Me cambié de ropa y me dejé caer en el sofá. El silencio era asfixiante. Cuando sonó el teléfono otra vez, el corazón me dio un vuelco tan violento que dolió. ¿Y si era Art para cancelar? ¿Y si me abandonaba justo ahora?

—¿Hola?

—¡Eres una basura!

—¿Melissa?

—¿Quién más? —Su voz estaba cargada de sarcasmo, pero bajo la rabia había un temblor de dolor real—. ¿Cómo pudiste hacerme esto, Valentina? ¿Cómo?

—¿De qué hablas?

—¡No te hagas la inocente! —su tono se quebró antes de subir en un grito—. Siempre te vi con esa mirada envidiosa, como si nada te importara. ¡Y ahora me lo quitas! Él estaba conmigo. Era mío.

—Melissa, espera, por favor…

—¡Cállate! —estalló—. ¿Sabes lo peor? Que confiaba en ti. Te contaba mis ilusiones sobre Art, te dije que me gustaba mucho… y ahora me apuñalas por la espalda. ¡Tú! ¡Mi amiga!

Me quedé helada.

—Él me lo dijo. Que se va contigo. Que eres su prometida. ¿Es verdad? —preguntó de golpe, con un filo gélido en la voz.
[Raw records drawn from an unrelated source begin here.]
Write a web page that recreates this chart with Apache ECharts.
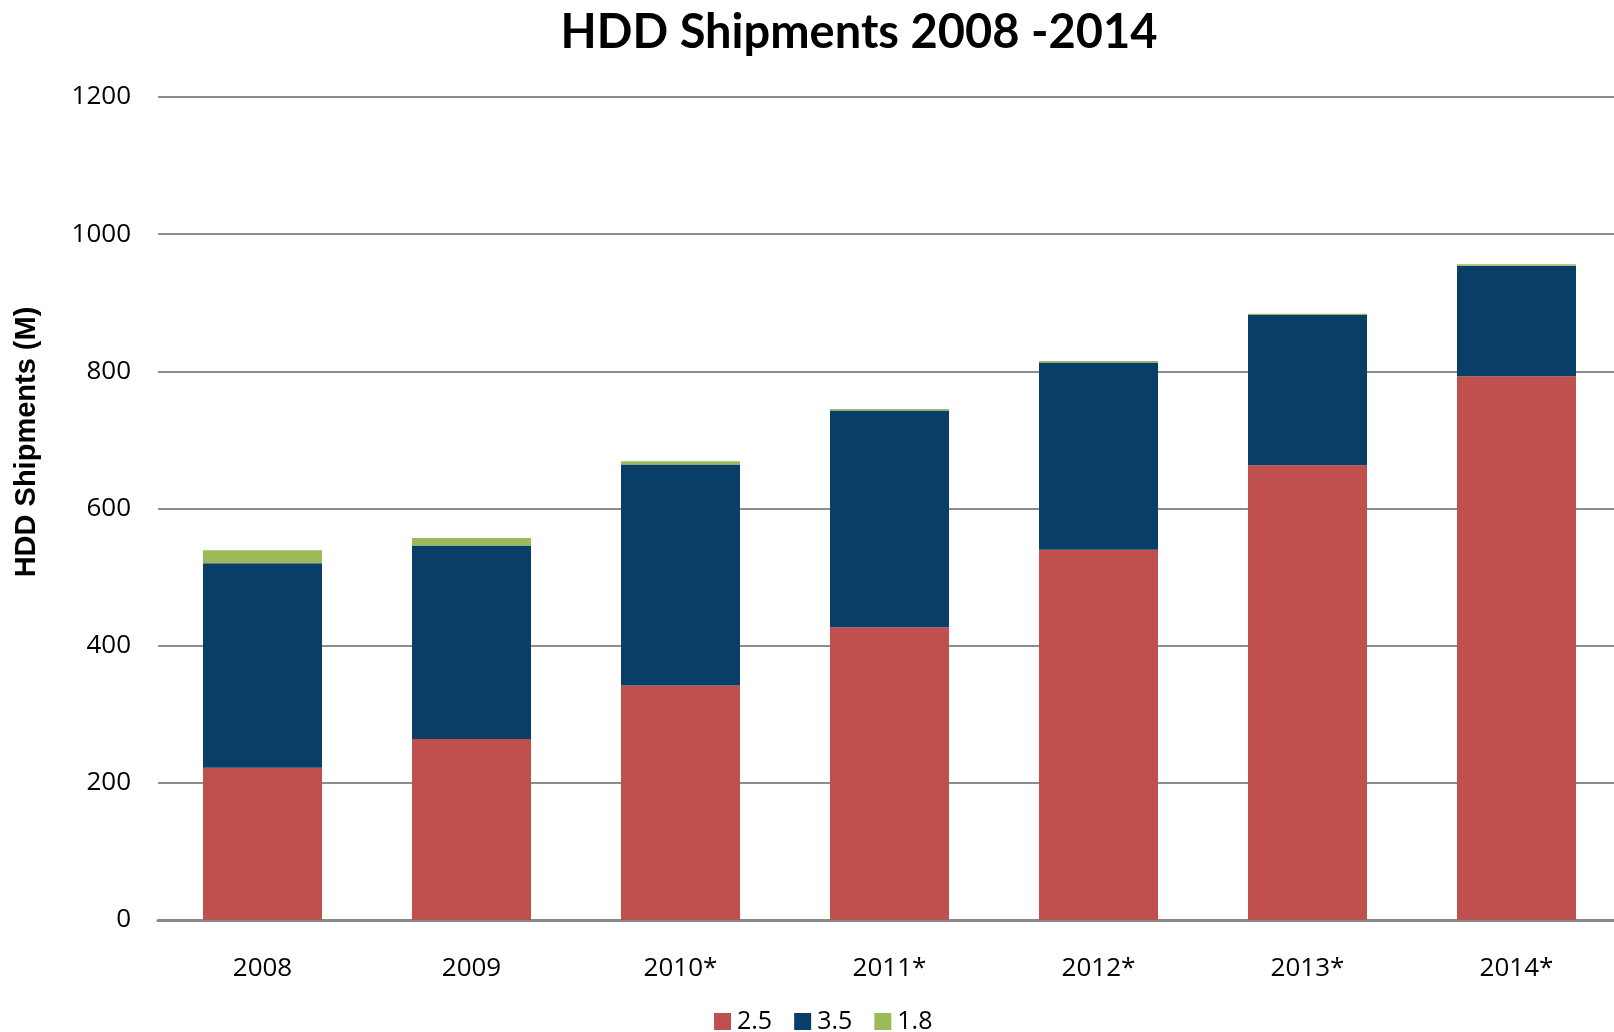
<!DOCTYPE html>
<html>
<head>
<meta charset="utf-8">
<script src="https://cdn.jsdelivr.net/npm/echarts@6/dist/echarts.min.js"></script>
<style>
  html, body { margin: 0; padding: 0; background: #fff; overflow: hidden; }
  #main { width: 1621px; height: 1032px; }
</style>
</head>
<body>
<div id="main"></div>
<script>
var years = ['2008', '2009', '2010*', '2011*', '2012*', '2013*', '2014*'];
var s25 = [222, 264, 342, 427, 540, 663, 793];
var s35 = [298, 282, 322, 316, 273, 219, 161];
var s18 = [19, 11, 5, 2, 2, 2, 2];
var yTicks = [0, 200, 400, 600, 800, 1000, 1200];

var chartDom = document.getElementById('main');
var myChart = echarts.init(chartDom);
var option;

option = {
  animation: false,
  title: {
    text: 'HDD Shipments 2008 -2014',
    left: 854,
    top: 4,
    textAlign: 'center',
    textStyle: {
      fontFamily: 'Lato',
      fontWeight: 'bold',
      fontSize: 47,
      color: '#000'
    }
  },
  graphic: [
    {
      type: 'text',
      x: 27,
      y: 442,
      rotation: Math.PI / 2,
      style: {
        text: 'HDD Shipments (M)',
        font: 'bold 29px "Liberation Sans", Arial, sans-serif',
        fill: '#000',
        textAlign: 'center',
        textVerticalAlign: 'middle'
      }
    }
  ],
  legend: {
    left: 709,
    top: 1004,
    itemWidth: 17,
    itemHeight: 17,
    itemGap: 22,
    icon: 'rect',
    textStyle: {
      fontFamily: 'Open Sans',
      fontSize: 25,
      color: '#000',
      padding: [0, 0, 0, 1]
    },
    data: ['2.5', '3.5', '1.8']
  },
  grid: {
    left: 158,
    top: 97,
    right: 0,
    bottom: 112,
    containLabel: false
  },
  xAxis: {
    type: 'category',
    data: years,
    axisTick: { show: false },
    axisLine: { lineStyle: { color: '#888', width: 3 } },
    axisLabel: {
      margin: 36,
      fontFamily: 'Open Sans',
      fontSize: 26,
      color: '#000'
    }
  },
  yAxis: {
    type: 'value',
    min: yTicks[0],
    max: yTicks[yTicks.length - 1],
    interval: 200,
    axisLine: { show: false },
    axisTick: { show: false },
    axisLabel: {
      margin: 27,
      fontFamily: 'Open Sans',
      fontSize: 26,
      color: '#000',
      formatter: function (v) { return String(v); }
    },
    splitLine: { lineStyle: { color: '#8c8c8c', width: 2 } }
  },
  series: [
    { name: '2.5', type: 'bar', stack: 'hdd', data: s25, barWidth: 119, itemStyle: { color: '#C0504D' } },
    { name: '3.5', type: 'bar', stack: 'hdd', data: s35, barWidth: 119, itemStyle: { color: '#093E69' } },
    { name: '1.8', type: 'bar', stack: 'hdd', data: s18, barWidth: 119, itemStyle: { color: '#9BBB59' } }
  ]
};

myChart.setOption(option);
</script>
</body>
</html>
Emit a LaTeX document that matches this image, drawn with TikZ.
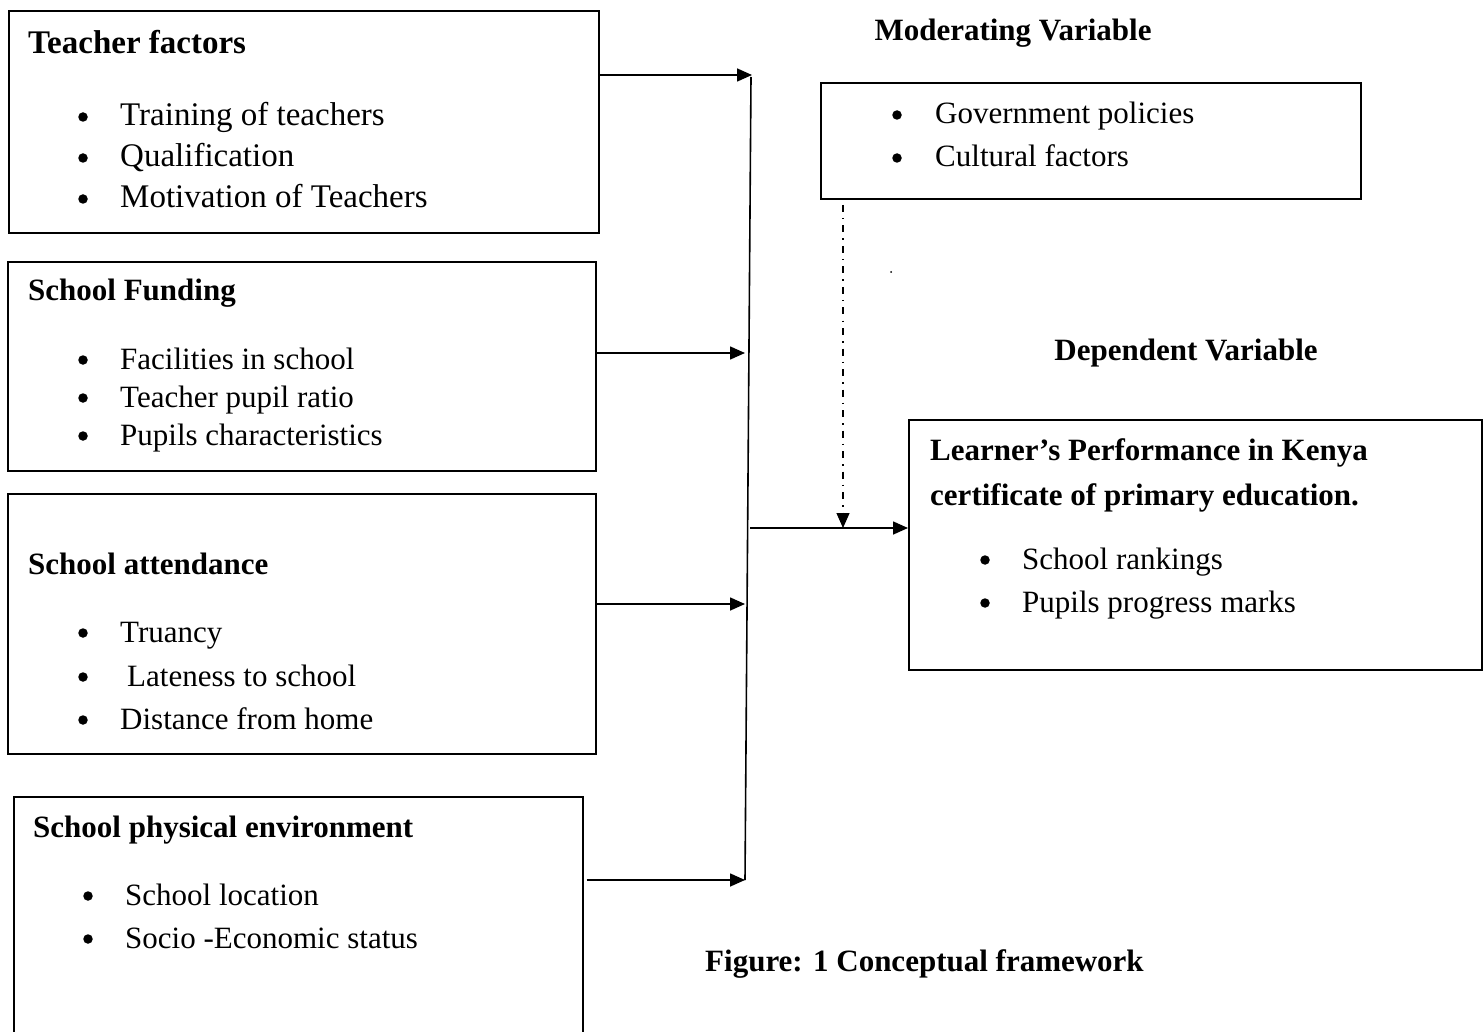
\documentclass[tikz,border=0pt]{standalone}
\usepackage{fontspec}
\setmainfont{Liberation Serif}
\usetikzlibrary{arrows.meta}
\begin{document}
\begin{tikzpicture}[x=1pt,y=-1pt,
  box/.style={draw, line width=1.6pt, inner sep=0pt, anchor=north west},
  txt/.style={anchor=base west, inner sep=0pt, font=\fontsize{31}{37}\selectfont},
  hd/.style={anchor=base west, inner sep=0pt, font=\fontsize{31}{37}\selectfont\bfseries},
  bigtxt/.style={anchor=base west, inner sep=0pt, font=\fontsize{33}{40}\selectfont},
  bighd/.style={anchor=base west, inner sep=0pt, font=\fontsize{33}{40}\selectfont\bfseries},
  title/.style={anchor=base, inner sep=0pt, font=\fontsize{31}{37}\selectfont\bfseries},
  bul/.style={circle, fill, inner sep=0pt, minimum size=9.5pt},
  arr/.style={line width=1.6pt, -{Triangle[length=15pt,width=13pt]}}]
\useasboundingbox (0,0) rectangle (1483,1032);

% ---- Box 1: Teacher factors
\node[box, minimum width=590pt, minimum height=222pt] (b1) at (8,10) {};
\node[bighd] (h1) at (28,54) {Teacher factors};
\node[bul] (d11) at (83,117) {};
\node[bigtxt] (t11) at (120,126) {Training of teachers};
\node[bul] (d12) at (83,158) {};
\node[bigtxt] (t12) at (120,167) {Qualification};
\node[bul] (d13) at (83,199) {};
\node[bigtxt] (t13) at (120,208) {Motivation of Teachers};

% ---- Box 2: School Funding
\node[box, minimum width=588pt, minimum height=209pt] (b2) at (7,261) {};
\node[hd] (h2) at (28,301) {School Funding};
\node[bul] (d21) at (83,360) {};
\node[txt] (t21) at (120,369) {Facilities in school};
\node[bul] (d22) at (83,398) {};
\node[txt] (t22) at (120,407) {Teacher pupil ratio};
\node[bul] (d23) at (83,436) {};
\node[txt] (t23) at (120,445) {Pupils characteristics};

% ---- Box 3: School attendance
\node[box, minimum width=588pt, minimum height=260pt] (b3) at (7,493) {};
\node[hd] (h3) at (28,574) {School attendance};
\node[bul] (d31) at (83,633) {};
\node[txt] (t31) at (120,642) {Truancy};
\node[bul] (d32) at (83,677) {};
\node[txt] (t32) at (127,686) {Lateness to school};
\node[bul] (d33) at (83,720) {};
\node[txt] (t33) at (120,729) {Distance from home};

% ---- Box 4: School physical environment
\node[box, minimum width=569pt, minimum height=260pt] (b4) at (13,796) {};
\node[hd] (h4) at (33,837) {School physical environment};
\node[bul] (d41) at (88,896) {};
\node[txt] (t41) at (125,905) {School location};
\node[bul] (d42) at (88,939) {};
\node[txt] (t42) at (125,948) {Socio -Economic status};

% ---- Moderating variable
\node[title] (mt) at (1013,41) {Moderating Variable};
\node[box, minimum width=540pt, minimum height=116pt] (mb) at (820,82) {};
\node[bul] (dm1) at (897,115) {};
\node[txt] (tm1) at (935,124) {Government policies};
\node[bul] (dm2) at (897,158) {};
\node[txt] (tm2) at (935,167) {Cultural factors};

% ---- Dependent variable
\node[title] (dt) at (1186,360) {Dependent Variable};
\node[box, minimum width=573pt, minimum height=250pt] (db) at (908,419) {};
\node[hd] (dh1) at (930,460) {Learner’s Performance in Kenya};
\node[hd] (dh2) at (930,505) {certificate of primary education.};
\node[bul] (dd1) at (985,560) {};
\node[txt] (td1) at (1022,569) {School rankings};
\node[bul] (dd2) at (985,603) {};
\node[txt] (td2) at (1022,612) {Pupils progress marks};

% ---- Caption
\node[hd] (cap) at (705,971) {Figure: 1 Conceptual framework};

% ---- Connectors
\coordinate (top) at (752,75);
\coordinate (ttop) at (751,77);
\coordinate (tbot) at (745,880);
\coordinate (a2) at (745,353);
\coordinate (a3) at (745,604);
\coordinate (outs) at (750,528);
\coordinate (mods) at (843,205);
\coordinate (mode) at (843,528);

\draw[line width=1.6pt] (ttop) -- (tbot);
\draw[arr] (b1.east |- top) -- (top);
\draw[arr] (b2.east |- a2) -- (a2);
\draw[arr] (b3.east |- a3) -- (a3);
\draw[arr] ([xshift=3pt]b4.east |- tbot) -- (tbot);
\draw[arr] (outs) -- (db.west |- outs);
\draw[line width=1.3pt, dash pattern=on 7pt off 6pt on 1.5pt off 6pt, -{Triangle[length=15pt,width=13pt]}] (mods) -- (mode);
\fill (891,272) circle (1pt);
\end{tikzpicture}
\end{document}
—Eh… sí. —balbuceé—. Art me propuso matrimonio.

Silencio. Un silencio lleno de cuchillas.

—Nunca pensé que fueras capaz de algo tan bajo… —siseó al fin, con una furia que apenas disfrazaba el dolor—. Yo lo vi primero. Él se acercó a mí. Yo te lo presenté pensando en ayudarte. Y tú lo sedujiste a mis espaldas. ¡Eres una basura barata! ¡Y ya no eres mi amiga!

Su voz se quebró en un chillido final:

—¡Ojalá te destroce, ojalá te use y luego te deje tirada como mereces!

El golpe seco del teléfono colgado resonó en mi oído. Me quedé mirando el aparato, incrédula, como si pudiera darme otra respuesta. Poco a poco, la verdad se impuso: me tenía celos. Sí, quizá no del todo sin razón, pero yo nunca lo busqué. Art nunca dio señales de coquetear con ella. Mi conciencia estaba limpia: no robé nada, no lo seduje. Y al final, si debo elegir entre la rabia de mi amiga y mi propia vida… la elección es obvia.

¿Podría haberle contado la verdad? No. No me creería. Ni siquiera me escucharía. ¿Y por qué tendría que justificarme? La rabia me subió como un fuego interno. Así pensaba de mí, ella. Tantos años de amistad, de risas, de confidencias… ¿y todo era una farsa? El dolor fue como un latigazo en el pecho. Quise llorar, pero no tenía lágrimas, solo un ardor seco en los ojos y un peso en el corazón.